■ **To be done**
Copy out the listing that follows, exact in every word, and skip the images.

-- START OF Provided data --

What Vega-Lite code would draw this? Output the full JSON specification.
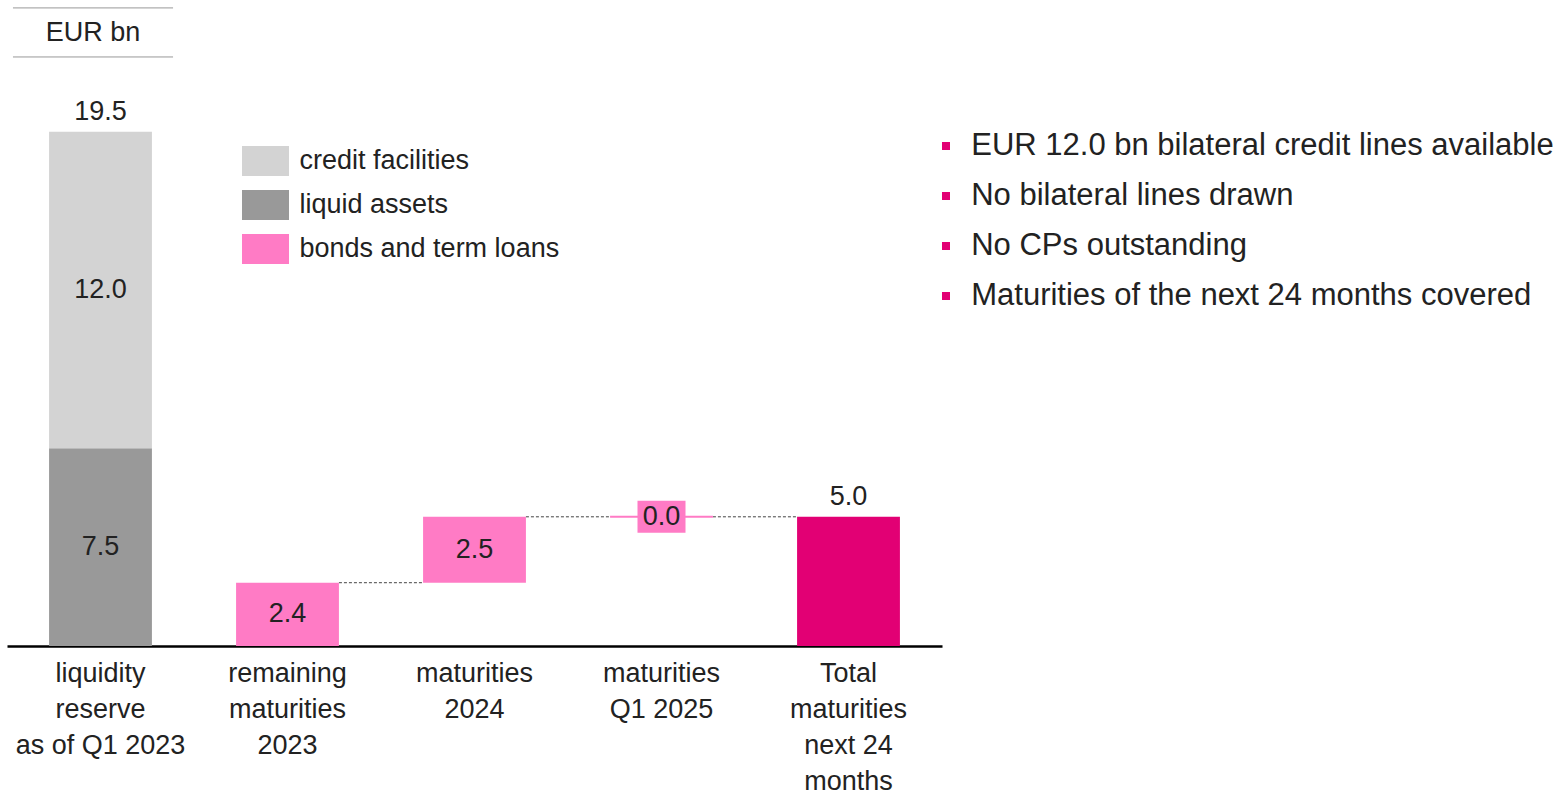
{
  "$schema": "https://vega.github.io/schema/vega-lite/v6.json",
  "padding": {"left": 7, "top": 0, "right": 0, "bottom": 0},
  "config": {
    "font": "Liberation Sans",
    "view": {"stroke": null},
    "concat": {"spacing": 0},
    "text": {"color": "#222222"}
  },
  "resolve": {"scale": {"x": "independent", "y": "independent", "color": "independent"}},
  "datasets": {
    "bars": [
      {"cat": "liquidity|reserve|as of Q1 2023", "kind": "liquid assets", "lo": 0, "hi": 7.5, "label": "7.5"},
      {"cat": "liquidity|reserve|as of Q1 2023", "kind": "credit facilities", "lo": 7.5, "hi": 19.5, "label": "12.0"},
      {"cat": "remaining|maturities|2023", "kind": "bonds and term loans", "lo": 0, "hi": 2.4, "label": "2.4"},
      {"cat": "maturities|2024", "kind": "bonds and term loans", "lo": 2.4, "hi": 4.9, "label": "2.5"},
      {"cat": "maturities|Q1 2025", "kind": "bonds and term loans", "lo": 4.9, "hi": 4.9, "label": "0.0"},
      {"cat": "Total|maturities|next 24|months", "kind": "total", "lo": 0, "hi": 4.9, "label": ""}
    ],
    "tops": [
      {"cat": "liquidity|reserve|as of Q1 2023", "v": 19.5, "label": "19.5"},
      {"cat": "Total|maturities|next 24|months", "v": 4.9, "label": "5.0"}
    ],
    "links": [
      {"from": "remaining|maturities|2023", "to": "maturities|2024", "v": 2.4},
      {"from": "maturities|2024", "to": "maturities|Q1 2025", "v": 4.9},
      {"from": "maturities|Q1 2025", "to": "Total|maturities|next 24|months", "v": 4.9}
    ],
    "header": [{"text": "EUR bn"}],
    "notes": [
      {"line": 1, "text": "EUR 12.0 bn bilateral credit lines available"},
      {"line": 2, "text": "No bilateral lines drawn"},
      {"line": 3, "text": "No CPs outstanding"},
      {"line": 4, "text": "Maturities of the next 24 months covered"}
    ]
  },
  "hconcat": [
    {
      "width": 935,
      "height": 646,
      "resolve": {"scale": {"x": "independent"}},
      "layer": [
        {
          "data": {"name": "header"},
          "layer": [
            {
              "mark": {"type": "rule", "color": "#999999", "strokeWidth": 1},
              "encoding": {
                "x": {"datum": 0.032, "type": "quantitative", "scale": {"domain": [0, 5]}, "axis": null},
                "x2": {"datum": 0.888},
                "y": {"datum": 24.2, "type": "quantitative", "scale": {"domain": [0, 24.5], "nice": false}, "axis": null}
              }
            },
            {
              "mark": {"type": "rule", "color": "#999999", "strokeWidth": 1},
              "encoding": {
                "x": {"datum": 0.032, "type": "quantitative", "scale": {"domain": [0, 5]}, "axis": null},
                "x2": {"datum": 0.888},
                "y": {"datum": 22.34, "type": "quantitative", "axis": null}
              }
            },
            {
              "mark": {"type": "text", "fontSize": 27, "baseline": "middle", "align": "center"},
              "encoding": {
                "x": {"datum": 0.46, "type": "quantitative", "scale": {"domain": [0, 5]}, "axis": null},
                "y": {"datum": 23.25, "type": "quantitative", "axis": null},
                "text": {"field": "text"}
              }
            }
          ]
        },
        {
          "encoding": {
            "x": {
              "field": "cat",
              "type": "nominal",
              "scale": {
                "domain": ["liquidity|reserve|as of Q1 2023", "remaining|maturities|2023", "maturities|2024", "maturities|Q1 2025", "Total|maturities|next 24|months"],
                "paddingInner": 0,
                "paddingOuter": 0
              },
              "axis": {
                "title": null,
                "labelExpr": "split(datum.label, '|')",
                "labelAngle": 0,
                "labelFontSize": 27,
                "labelColor": "#222222",
                "labelLineHeight": 36,
                "labelBaseline": "top",
                "labelPadding": 14,
                "labelLimit": 400,
                "labelOverlap": false,
                "ticks": false,
                "domainColor": "#000000",
                "domainWidth": 2.5
              }
            }
          },
          "layer": [
            {
              "data": {"name": "links"},
              "mark": {"type": "rule", "color": "#444444", "strokeWidth": 1, "strokeDash": [3, 2]},
              "encoding": {
                "x": {"field": "from", "type": "nominal", "bandPosition": 0.775},
                "x2": {"field": "to", "bandPosition": 0.225},
                "y": {"field": "v", "type": "quantitative", "scale": {"domain": [0, 24.5], "nice": false}, "axis": null}
              }
            },
            {
              "data": {"name": "bars"},
              "mark": {"type": "bar", "width": {"band": 0.55}},
              "encoding": {
                "y": {"field": "lo", "type": "quantitative", "axis": null},
                "y2": {"field": "hi"},
                "color": {
                  "field": "kind",
                  "type": "nominal",
                  "scale": {
                    "domain": ["credit facilities", "liquid assets", "bonds and term loans", "total"],
                    "range": ["#d3d3d3", "#999999", "#ff7bc5", "#e20074"]
                  },
                  "legend": {
                    "title": null,
                    "orient": "none",
                    "legendX": 238.5,
                    "legendY": 141,
                    "values": ["credit facilities", "liquid assets", "bonds and term loans"],
                    "symbolType": "M-1.175,-0.75H1.175V0.75H-1.175Z",
                    "symbolSize": 1600,
                    "symbolStrokeWidth": 0,
                    "symbolOpacity": 1,
                    "labelFontSize": 27,
                    "labelColor": "#222222",
                    "labelOffset": 14,
                    "labelLimit": 400,
                    "rowPadding": 9,
                    "padding": 0
                  }
                }
              }
            },
            {
              "data": {"name": "bars"},
              "transform": [{"filter": "datum.lo == datum.hi"}],
              "layer": [
                {
                  "mark": {"type": "rule", "color": "#ff7bc5", "strokeWidth": 2},
                  "encoding": {
                    "x": {"field": "cat", "type": "nominal", "bandPosition": 0.225},
                    "x2": {"field": "cat", "bandPosition": 0.775},
                    "y": {"field": "lo", "type": "quantitative", "axis": null}
                  }
                },
                {
                  "mark": {"type": "point", "shape": "M-1,-0.667H1V0.667H-1Z", "filled": true, "size": 2304, "color": "#ff7bc5", "opacity": 1},
                  "encoding": {
                    "x": {"field": "cat", "type": "nominal"},
                    "y": {"field": "lo", "type": "quantitative", "axis": null}
                  }
                }
              ]
            },
            {
              "data": {"name": "bars"},
              "transform": [
                {"filter": "datum.label != ''"},
                {"calculate": "(datum.lo + datum.hi) / 2", "as": "mid"}
              ],
              "mark": {"type": "text", "fontSize": 27, "baseline": "middle", "align": "center"},
              "encoding": {
                "x": {"field": "cat", "type": "nominal"},
                "y": {"field": "mid", "type": "quantitative", "axis": null},
                "text": {"field": "label"}
              }
            },
            {
              "data": {"name": "tops"},
              "mark": {"type": "text", "fontSize": 27, "baseline": "middle", "align": "center", "dy": -20},
              "encoding": {
                "x": {"field": "cat", "type": "nominal"},
                "y": {"field": "v", "type": "quantitative", "axis": null},
                "text": {"field": "label"}
              }
            }
          ]
        }
      ]
    },
    {
      "width": 626,
      "height": 646,
      "data": {"name": "notes"},
      "encoding": {
        "y": {"field": "line", "type": "ordinal", "scale": {"type": "point", "range": [146, 296], "padding": 0}, "axis": null}
      },
      "layer": [
        {
          "mark": {"type": "point", "shape": "square", "filled": true, "size": 64, "color": "#e20074", "opacity": 1},
          "encoding": {
            "x": {"datum": 0.0032, "type": "quantitative", "scale": {"domain": [0, 1]}, "axis": null}
          }
        },
        {
          "mark": {"type": "text", "align": "left", "baseline": "middle", "fontSize": 31},
          "encoding": {
            "x": {"datum": 0.0435, "type": "quantitative", "scale": {"domain": [0, 1]}, "axis": null},
            "text": {"field": "text"}
          }
        }
      ]
    }
  ]
}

-- END OF Provided data --

■ **Reply to the task**
What Vega-Lite code would draw this? Output the full JSON specification.
{
  "$schema": "https://vega.github.io/schema/vega-lite/v6.json",
  "padding": {"left": 7, "top": 0, "right": 0, "bottom": 0},
  "config": {
    "font": "Liberation Sans",
    "view": {"stroke": null},
    "concat": {"spacing": 0},
    "text": {"color": "#222222"}
  },
  "resolve": {"scale": {"x": "independent", "y": "independent", "color": "independent"}},
  "datasets": {
    "bars": [
      {"cat": "liquidity|reserve|as of Q1 2023", "kind": "liquid assets", "lo": 0, "hi": 7.5, "label": "7.5"},
      {"cat": "liquidity|reserve|as of Q1 2023", "kind": "credit facilities", "lo": 7.5, "hi": 19.5, "label": "12.0"},
      {"cat": "remaining|maturities|2023", "kind": "bonds and term loans", "lo": 0, "hi": 2.4, "label": "2.4"},
      {"cat": "maturities|2024", "kind": "bonds and term loans", "lo": 2.4, "hi": 4.9, "label": "2.5"},
      {"cat": "maturities|Q1 2025", "kind": "bonds and term loans", "lo": 4.9, "hi": 4.9, "label": "0.0"},
      {"cat": "Total|maturities|next 24|months", "kind": "total", "lo": 0, "hi": 4.9, "label": ""}
    ],
    "tops": [
      {"cat": "liquidity|reserve|as of Q1 2023", "v": 19.5, "label": "19.5"},
      {"cat": "Total|maturities|next 24|months", "v": 4.9, "label": "5.0"}
    ],
    "links": [
      {"from": "remaining|maturities|2023", "to": "maturities|2024", "v": 2.4},
      {"from": "maturities|2024", "to": "maturities|Q1 2025", "v": 4.9},
      {"from": "maturities|Q1 2025", "to": "Total|maturities|next 24|months", "v": 4.9}
    ],
    "header": [{"text": "EUR bn"}],
    "notes": [
      {"line": 1, "text": "EUR 12.0 bn bilateral credit lines available"},
      {"line": 2, "text": "No bilateral lines drawn"},
      {"line": 3, "text": "No CPs outstanding"},
      {"line": 4, "text": "Maturities of the next 24 months covered"}
    ]
  },
  "hconcat": [
    {
      "width": 935,
      "height": 646,
      "resolve": {"scale": {"x": "independent"}},
      "layer": [
        {
          "data": {"name": "header"},
          "layer": [
            {
              "mark": {"type": "rule", "color": "#999999", "strokeWidth": 1},
              "encoding": {
                "x": {"datum": 0.032, "type": "quantitative", "scale": {"domain": [0, 5]}, "axis": null},
                "x2": {"datum": 0.888},
                "y": {"datum": 24.2, "type": "quantitative", "scale": {"domain": [0, 24.5], "nice": false}, "axis": null}
              }
            },
            {
              "mark": {"type": "rule", "color": "#999999", "strokeWidth": 1},
              "encoding": {
                "x": {"datum": 0.032, "type": "quantitative", "scale": {"domain": [0, 5]}, "axis": null},
                "x2": {"datum": 0.888},
                "y": {"datum": 22.34, "type": "quantitative", "axis": null}
              }
            },
            {
              "mark": {"type": "text", "fontSize": 27, "baseline": "middle", "align": "center"},
              "encoding": {
                "x": {"datum": 0.46, "type": "quantitative", "scale": {"domain": [0, 5]}, "axis": null},
                "y": {"datum": 23.25, "type": "quantitative", "axis": null},
                "text": {"field": "text"}
              }
            }
          ]
        },
        {
          "encoding": {
            "x": {
              "field": "cat",
              "type": "nominal",
              "scale": {
                "domain": ["liquidity|reserve|as of Q1 2023", "remaining|maturities|2023", "maturities|2024", "maturities|Q1 2025", "Total|maturities|next 24|months"],
                "paddingInner": 0,
                "paddingOuter": 0
              },
              "axis": {
                "title": null,
                "labelExpr": "split(datum.label, '|')",
                "labelAngle": 0,
                "labelFontSize": 27,
                "labelColor": "#222222",
                "labelLineHeight": 36,
                "labelBaseline": "top",
                "labelPadding": 14,
                "labelLimit": 400,
                "labelOverlap": false,
                "ticks": false,
                "domainColor": "#000000",
                "domainWidth": 2.5
              }
            }
          },
          "layer": [
            {
              "data": {"name": "links"},
              "mark": {"type": "rule", "color": "#444444", "strokeWidth": 1, "strokeDash": [3, 2]},
              "encoding": {
                "x": {"field": "from", "type": "nominal", "bandPosition": 0.775},
                "x2": {"field": "to", "bandPosition": 0.225},
                "y": {"field": "v", "type": "quantitative", "scale": {"domain": [0, 24.5], "nice": false}, "axis": null}
              }
            },
            {
              "data": {"name": "bars"},
              "mark": {"type": "bar", "width": {"band": 0.55}},
              "encoding": {
                "y": {"field": "lo", "type": "quantitative", "axis": null},
                "y2": {"field": "hi"},
                "color": {
                  "field": "kind",
                  "type": "nominal",
                  "scale": {
                    "domain": ["credit facilities", "liquid assets", "bonds and term loans", "total"],
                    "range": ["#d3d3d3", "#999999", "#ff7bc5", "#e20074"]
                  },
                  "legend": {
                    "title": null,
                    "orient": "none",
                    "legendX": 238.5,
                    "legendY": 141,
                    "values": ["credit facilities", "liquid assets", "bonds and term loans"],
                    "symbolType": "M-1.175,-0.75H1.175V0.75H-1.175Z",
                    "symbolSize": 1600,
                    "symbolStrokeWidth": 0,
                    "symbolOpacity": 1,
                    "labelFontSize": 27,
                    "labelColor": "#222222",
                    "labelOffset": 14,
                    "labelLimit": 400,
                    "rowPadding": 9,
                    "padding": 0
                  }
                }
              }
            },
            {
              "data": {"name": "bars"},
              "transform": [{"filter": "datum.lo == datum.hi"}],
              "layer": [
                {
                  "mark": {"type": "rule", "color": "#ff7bc5", "strokeWidth": 2},
                  "encoding": {
                    "x": {"field": "cat", "type": "nominal", "bandPosition": 0.225},
                    "x2": {"field": "cat", "bandPosition": 0.775},
                    "y": {"field": "lo", "type": "quantitative", "axis": null}
                  }
                },
                {
                  "mark": {"type": "point", "shape": "M-1,-0.667H1V0.667H-1Z", "filled": true, "size": 2304, "color": "#ff7bc5", "opacity": 1},
                  "encoding": {
                    "x": {"field": "cat", "type": "nominal"},
                    "y": {"field": "lo", "type": "quantitative", "axis": null}
                  }
                }
              ]
            },
            {
              "data": {"name": "bars"},
              "transform": [
                {"filter": "datum.label != ''"},
                {"calculate": "(datum.lo + datum.hi) / 2", "as": "mid"}
              ],
              "mark": {"type": "text", "fontSize": 27, "baseline": "middle", "align": "center"},
              "encoding": {
                "x": {"field": "cat", "type": "nominal"},
                "y": {"field": "mid", "type": "quantitative", "axis": null},
                "text": {"field": "label"}
              }
            },
            {
              "data": {"name": "tops"},
              "mark": {"type": "text", "fontSize": 27, "baseline": "middle", "align": "center", "dy": -20},
              "encoding": {
                "x": {"field": "cat", "type": "nominal"},
                "y": {"field": "v", "type": "quantitative", "axis": null},
                "text": {"field": "label"}
              }
            }
          ]
        }
      ]
    },
    {
      "width": 626,
      "height": 646,
      "data": {"name": "notes"},
      "encoding": {
        "y": {"field": "line", "type": "ordinal", "scale": {"type": "point", "range": [146, 296], "padding": 0}, "axis": null}
      },
      "layer": [
        {
          "mark": {"type": "point", "shape": "square", "filled": true, "size": 64, "color": "#e20074", "opacity": 1},
          "encoding": {
            "x": {"datum": 0.0032, "type": "quantitative", "scale": {"domain": [0, 1]}, "axis": null}
          }
        },
        {
          "mark": {"type": "text", "align": "left", "baseline": "middle", "fontSize": 31},
          "encoding": {
            "x": {"datum": 0.0435, "type": "quantitative", "scale": {"domain": [0, 1]}, "axis": null},
            "text": {"field": "text"}
          }
        }
      ]
    }
  ]
}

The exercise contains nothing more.